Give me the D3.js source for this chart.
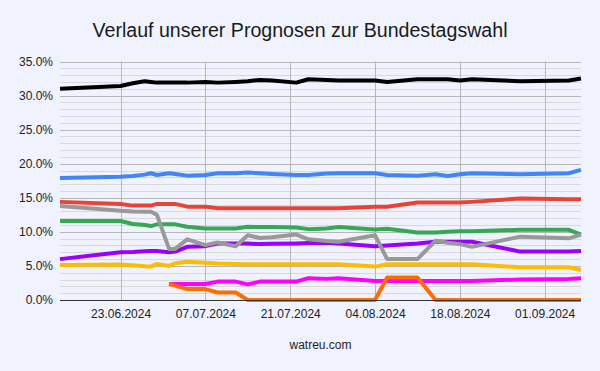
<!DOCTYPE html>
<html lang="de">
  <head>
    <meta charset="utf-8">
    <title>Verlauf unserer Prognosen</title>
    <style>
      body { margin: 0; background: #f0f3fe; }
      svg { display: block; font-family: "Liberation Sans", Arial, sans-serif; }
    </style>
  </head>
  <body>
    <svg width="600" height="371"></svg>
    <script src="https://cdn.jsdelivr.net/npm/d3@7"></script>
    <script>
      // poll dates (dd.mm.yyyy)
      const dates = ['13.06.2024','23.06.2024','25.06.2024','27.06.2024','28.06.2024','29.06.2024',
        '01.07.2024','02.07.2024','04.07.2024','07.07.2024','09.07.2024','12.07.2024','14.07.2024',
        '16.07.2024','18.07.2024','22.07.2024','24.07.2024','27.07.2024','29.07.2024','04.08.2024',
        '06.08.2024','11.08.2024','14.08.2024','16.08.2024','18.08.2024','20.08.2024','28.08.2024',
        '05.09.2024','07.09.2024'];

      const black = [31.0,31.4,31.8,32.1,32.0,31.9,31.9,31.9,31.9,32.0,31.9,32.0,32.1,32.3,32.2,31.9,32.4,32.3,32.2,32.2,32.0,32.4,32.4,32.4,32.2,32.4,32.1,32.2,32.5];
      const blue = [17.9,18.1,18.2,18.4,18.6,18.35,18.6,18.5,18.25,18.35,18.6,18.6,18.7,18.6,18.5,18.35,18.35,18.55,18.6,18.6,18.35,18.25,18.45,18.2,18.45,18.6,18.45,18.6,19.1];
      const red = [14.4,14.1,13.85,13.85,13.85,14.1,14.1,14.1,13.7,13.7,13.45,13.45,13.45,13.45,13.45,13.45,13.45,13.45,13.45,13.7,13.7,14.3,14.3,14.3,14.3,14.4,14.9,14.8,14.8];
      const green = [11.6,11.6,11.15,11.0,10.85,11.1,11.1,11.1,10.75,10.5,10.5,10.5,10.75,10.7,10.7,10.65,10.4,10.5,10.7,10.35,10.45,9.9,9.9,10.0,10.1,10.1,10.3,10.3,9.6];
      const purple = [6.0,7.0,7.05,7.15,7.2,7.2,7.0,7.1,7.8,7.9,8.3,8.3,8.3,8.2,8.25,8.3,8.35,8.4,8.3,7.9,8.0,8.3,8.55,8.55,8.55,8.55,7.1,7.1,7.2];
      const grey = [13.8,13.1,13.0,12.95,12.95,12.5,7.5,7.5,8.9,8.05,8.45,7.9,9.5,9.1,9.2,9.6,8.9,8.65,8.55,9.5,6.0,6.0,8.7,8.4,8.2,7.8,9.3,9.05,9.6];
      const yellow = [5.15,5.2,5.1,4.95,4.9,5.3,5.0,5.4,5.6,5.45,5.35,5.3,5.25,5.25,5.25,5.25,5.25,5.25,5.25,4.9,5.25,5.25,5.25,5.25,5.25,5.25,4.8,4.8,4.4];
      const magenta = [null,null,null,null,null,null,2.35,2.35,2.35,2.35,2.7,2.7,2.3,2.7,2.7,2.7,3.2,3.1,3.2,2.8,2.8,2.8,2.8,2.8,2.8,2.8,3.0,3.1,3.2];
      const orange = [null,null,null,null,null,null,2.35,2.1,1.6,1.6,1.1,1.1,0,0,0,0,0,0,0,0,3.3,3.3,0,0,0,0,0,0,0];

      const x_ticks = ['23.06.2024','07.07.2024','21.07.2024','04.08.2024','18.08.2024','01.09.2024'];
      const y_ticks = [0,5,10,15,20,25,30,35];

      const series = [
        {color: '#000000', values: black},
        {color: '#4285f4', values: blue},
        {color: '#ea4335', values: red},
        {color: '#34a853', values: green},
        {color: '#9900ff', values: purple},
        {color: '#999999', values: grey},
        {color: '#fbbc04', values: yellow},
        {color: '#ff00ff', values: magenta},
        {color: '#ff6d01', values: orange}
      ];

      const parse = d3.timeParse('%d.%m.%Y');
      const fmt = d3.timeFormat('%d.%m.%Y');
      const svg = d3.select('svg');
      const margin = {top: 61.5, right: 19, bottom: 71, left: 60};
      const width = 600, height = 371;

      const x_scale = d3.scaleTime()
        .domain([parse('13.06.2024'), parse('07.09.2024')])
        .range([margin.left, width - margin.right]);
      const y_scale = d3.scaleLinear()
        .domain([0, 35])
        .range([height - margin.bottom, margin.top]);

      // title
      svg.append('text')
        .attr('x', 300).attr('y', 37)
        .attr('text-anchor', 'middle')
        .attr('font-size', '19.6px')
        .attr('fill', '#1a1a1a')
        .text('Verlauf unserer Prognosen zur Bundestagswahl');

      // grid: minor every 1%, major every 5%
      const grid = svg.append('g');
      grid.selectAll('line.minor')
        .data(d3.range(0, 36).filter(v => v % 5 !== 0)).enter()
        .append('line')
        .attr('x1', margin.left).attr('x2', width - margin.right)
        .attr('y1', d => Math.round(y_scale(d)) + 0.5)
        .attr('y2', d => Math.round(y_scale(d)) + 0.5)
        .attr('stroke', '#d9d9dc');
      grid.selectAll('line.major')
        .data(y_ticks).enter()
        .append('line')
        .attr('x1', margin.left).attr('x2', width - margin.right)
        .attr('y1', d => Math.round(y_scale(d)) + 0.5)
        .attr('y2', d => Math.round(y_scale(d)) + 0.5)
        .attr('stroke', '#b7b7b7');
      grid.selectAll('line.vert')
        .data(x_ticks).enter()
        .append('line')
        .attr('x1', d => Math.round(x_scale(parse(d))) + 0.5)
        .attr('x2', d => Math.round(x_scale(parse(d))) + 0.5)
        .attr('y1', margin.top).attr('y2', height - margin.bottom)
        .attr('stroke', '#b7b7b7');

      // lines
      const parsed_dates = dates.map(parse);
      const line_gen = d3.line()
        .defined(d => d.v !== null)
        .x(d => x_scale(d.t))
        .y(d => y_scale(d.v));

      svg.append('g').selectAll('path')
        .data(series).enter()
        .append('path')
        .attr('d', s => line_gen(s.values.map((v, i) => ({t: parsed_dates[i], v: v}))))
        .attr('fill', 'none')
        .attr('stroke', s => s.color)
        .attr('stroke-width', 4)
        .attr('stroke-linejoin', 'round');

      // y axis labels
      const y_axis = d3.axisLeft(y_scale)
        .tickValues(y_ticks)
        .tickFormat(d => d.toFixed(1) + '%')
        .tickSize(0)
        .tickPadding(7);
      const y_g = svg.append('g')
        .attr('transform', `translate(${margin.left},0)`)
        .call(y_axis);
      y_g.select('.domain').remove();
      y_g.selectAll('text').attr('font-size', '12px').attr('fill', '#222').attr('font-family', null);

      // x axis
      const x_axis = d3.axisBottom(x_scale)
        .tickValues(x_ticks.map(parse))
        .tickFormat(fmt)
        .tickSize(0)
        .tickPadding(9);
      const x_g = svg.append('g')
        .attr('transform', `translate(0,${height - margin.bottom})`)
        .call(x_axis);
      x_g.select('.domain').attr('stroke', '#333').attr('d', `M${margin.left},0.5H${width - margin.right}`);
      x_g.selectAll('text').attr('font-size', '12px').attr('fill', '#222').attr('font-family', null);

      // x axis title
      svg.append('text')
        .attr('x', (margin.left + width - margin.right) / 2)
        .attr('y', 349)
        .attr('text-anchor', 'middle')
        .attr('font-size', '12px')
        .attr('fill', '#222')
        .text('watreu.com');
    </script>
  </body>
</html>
________________
◆ INSTRUCTIONS TO FOLLOW
Your task is to repeat the material above exactly, without its pictures.

◆ CORRECT RESPONSE
Give me the D3.js source for this chart.
<!DOCTYPE html>
<html lang="de">
  <head>
    <meta charset="utf-8">
    <title>Verlauf unserer Prognosen</title>
    <style>
      body { margin: 0; background: #f0f3fe; }
      svg { display: block; font-family: "Liberation Sans", Arial, sans-serif; }
    </style>
  </head>
  <body>
    <svg width="600" height="371"></svg>
    <script src="https://cdn.jsdelivr.net/npm/d3@7"></script>
    <script>
      // poll dates (dd.mm.yyyy)
      const dates = ['13.06.2024','23.06.2024','25.06.2024','27.06.2024','28.06.2024','29.06.2024',
        '01.07.2024','02.07.2024','04.07.2024','07.07.2024','09.07.2024','12.07.2024','14.07.2024',
        '16.07.2024','18.07.2024','22.07.2024','24.07.2024','27.07.2024','29.07.2024','04.08.2024',
        '06.08.2024','11.08.2024','14.08.2024','16.08.2024','18.08.2024','20.08.2024','28.08.2024',
        '05.09.2024','07.09.2024'];

      const black = [31.0,31.4,31.8,32.1,32.0,31.9,31.9,31.9,31.9,32.0,31.9,32.0,32.1,32.3,32.2,31.9,32.4,32.3,32.2,32.2,32.0,32.4,32.4,32.4,32.2,32.4,32.1,32.2,32.5];
      const blue = [17.9,18.1,18.2,18.4,18.6,18.35,18.6,18.5,18.25,18.35,18.6,18.6,18.7,18.6,18.5,18.35,18.35,18.55,18.6,18.6,18.35,18.25,18.45,18.2,18.45,18.6,18.45,18.6,19.1];
      const red = [14.4,14.1,13.85,13.85,13.85,14.1,14.1,14.1,13.7,13.7,13.45,13.45,13.45,13.45,13.45,13.45,13.45,13.45,13.45,13.7,13.7,14.3,14.3,14.3,14.3,14.4,14.9,14.8,14.8];
      const green = [11.6,11.6,11.15,11.0,10.85,11.1,11.1,11.1,10.75,10.5,10.5,10.5,10.75,10.7,10.7,10.65,10.4,10.5,10.7,10.35,10.45,9.9,9.9,10.0,10.1,10.1,10.3,10.3,9.6];
      const purple = [6.0,7.0,7.05,7.15,7.2,7.2,7.0,7.1,7.8,7.9,8.3,8.3,8.3,8.2,8.25,8.3,8.35,8.4,8.3,7.9,8.0,8.3,8.55,8.55,8.55,8.55,7.1,7.1,7.2];
      const grey = [13.8,13.1,13.0,12.95,12.95,12.5,7.5,7.5,8.9,8.05,8.45,7.9,9.5,9.1,9.2,9.6,8.9,8.65,8.55,9.5,6.0,6.0,8.7,8.4,8.2,7.8,9.3,9.05,9.6];
      const yellow = [5.15,5.2,5.1,4.95,4.9,5.3,5.0,5.4,5.6,5.45,5.35,5.3,5.25,5.25,5.25,5.25,5.25,5.25,5.25,4.9,5.25,5.25,5.25,5.25,5.25,5.25,4.8,4.8,4.4];
      const magenta = [null,null,null,null,null,null,2.35,2.35,2.35,2.35,2.7,2.7,2.3,2.7,2.7,2.7,3.2,3.1,3.2,2.8,2.8,2.8,2.8,2.8,2.8,2.8,3.0,3.1,3.2];
      const orange = [null,null,null,null,null,null,2.35,2.1,1.6,1.6,1.1,1.1,0,0,0,0,0,0,0,0,3.3,3.3,0,0,0,0,0,0,0];

      const x_ticks = ['23.06.2024','07.07.2024','21.07.2024','04.08.2024','18.08.2024','01.09.2024'];
      const y_ticks = [0,5,10,15,20,25,30,35];

      const series = [
        {color: '#000000', values: black},
        {color: '#4285f4', values: blue},
        {color: '#ea4335', values: red},
        {color: '#34a853', values: green},
        {color: '#9900ff', values: purple},
        {color: '#999999', values: grey},
        {color: '#fbbc04', values: yellow},
        {color: '#ff00ff', values: magenta},
        {color: '#ff6d01', values: orange}
      ];

      const parse = d3.timeParse('%d.%m.%Y');
      const fmt = d3.timeFormat('%d.%m.%Y');
      const svg = d3.select('svg');
      const margin = {top: 61.5, right: 19, bottom: 71, left: 60};
      const width = 600, height = 371;

      const x_scale = d3.scaleTime()
        .domain([parse('13.06.2024'), parse('07.09.2024')])
        .range([margin.left, width - margin.right]);
      const y_scale = d3.scaleLinear()
        .domain([0, 35])
        .range([height - margin.bottom, margin.top]);

      // title
      svg.append('text')
        .attr('x', 300).attr('y', 37)
        .attr('text-anchor', 'middle')
        .attr('font-size', '19.6px')
        .attr('fill', '#1a1a1a')
        .text('Verlauf unserer Prognosen zur Bundestagswahl');

      // grid: minor every 1%, major every 5%
      const grid = svg.append('g');
      grid.selectAll('line.minor')
        .data(d3.range(0, 36).filter(v => v % 5 !== 0)).enter()
        .append('line')
        .attr('x1', margin.left).attr('x2', width - margin.right)
        .attr('y1', d => Math.round(y_scale(d)) + 0.5)
        .attr('y2', d => Math.round(y_scale(d)) + 0.5)
        .attr('stroke', '#d9d9dc');
      grid.selectAll('line.major')
        .data(y_ticks).enter()
        .append('line')
        .attr('x1', margin.left).attr('x2', width - margin.right)
        .attr('y1', d => Math.round(y_scale(d)) + 0.5)
        .attr('y2', d => Math.round(y_scale(d)) + 0.5)
        .attr('stroke', '#b7b7b7');
      grid.selectAll('line.vert')
        .data(x_ticks).enter()
        .append('line')
        .attr('x1', d => Math.round(x_scale(parse(d))) + 0.5)
        .attr('x2', d => Math.round(x_scale(parse(d))) + 0.5)
        .attr('y1', margin.top).attr('y2', height - margin.bottom)
        .attr('stroke', '#b7b7b7');

      // lines
      const parsed_dates = dates.map(parse);
      const line_gen = d3.line()
        .defined(d => d.v !== null)
        .x(d => x_scale(d.t))
        .y(d => y_scale(d.v));

      svg.append('g').selectAll('path')
        .data(series).enter()
        .append('path')
        .attr('d', s => line_gen(s.values.map((v, i) => ({t: parsed_dates[i], v: v}))))
        .attr('fill', 'none')
        .attr('stroke', s => s.color)
        .attr('stroke-width', 4)
        .attr('stroke-linejoin', 'round');

      // y axis labels
      const y_axis = d3.axisLeft(y_scale)
        .tickValues(y_ticks)
        .tickFormat(d => d.toFixed(1) + '%')
        .tickSize(0)
        .tickPadding(7);
      const y_g = svg.append('g')
        .attr('transform', `translate(${margin.left},0)`)
        .call(y_axis);
      y_g.select('.domain').remove();
      y_g.selectAll('text').attr('font-size', '12px').attr('fill', '#222').attr('font-family', null);

      // x axis
      const x_axis = d3.axisBottom(x_scale)
        .tickValues(x_ticks.map(parse))
        .tickFormat(fmt)
        .tickSize(0)
        .tickPadding(9);
      const x_g = svg.append('g')
        .attr('transform', `translate(0,${height - margin.bottom})`)
        .call(x_axis);
      x_g.select('.domain').attr('stroke', '#333').attr('d', `M${margin.left},0.5H${width - margin.right}`);
      x_g.selectAll('text').attr('font-size', '12px').attr('fill', '#222').attr('font-family', null);

      // x axis title
      svg.append('text')
        .attr('x', (margin.left + width - margin.right) / 2)
        .attr('y', 349)
        .attr('text-anchor', 'middle')
        .attr('font-size', '12px')
        .attr('fill', '#222')
        .text('watreu.com');
    </script>
  </body>
</html>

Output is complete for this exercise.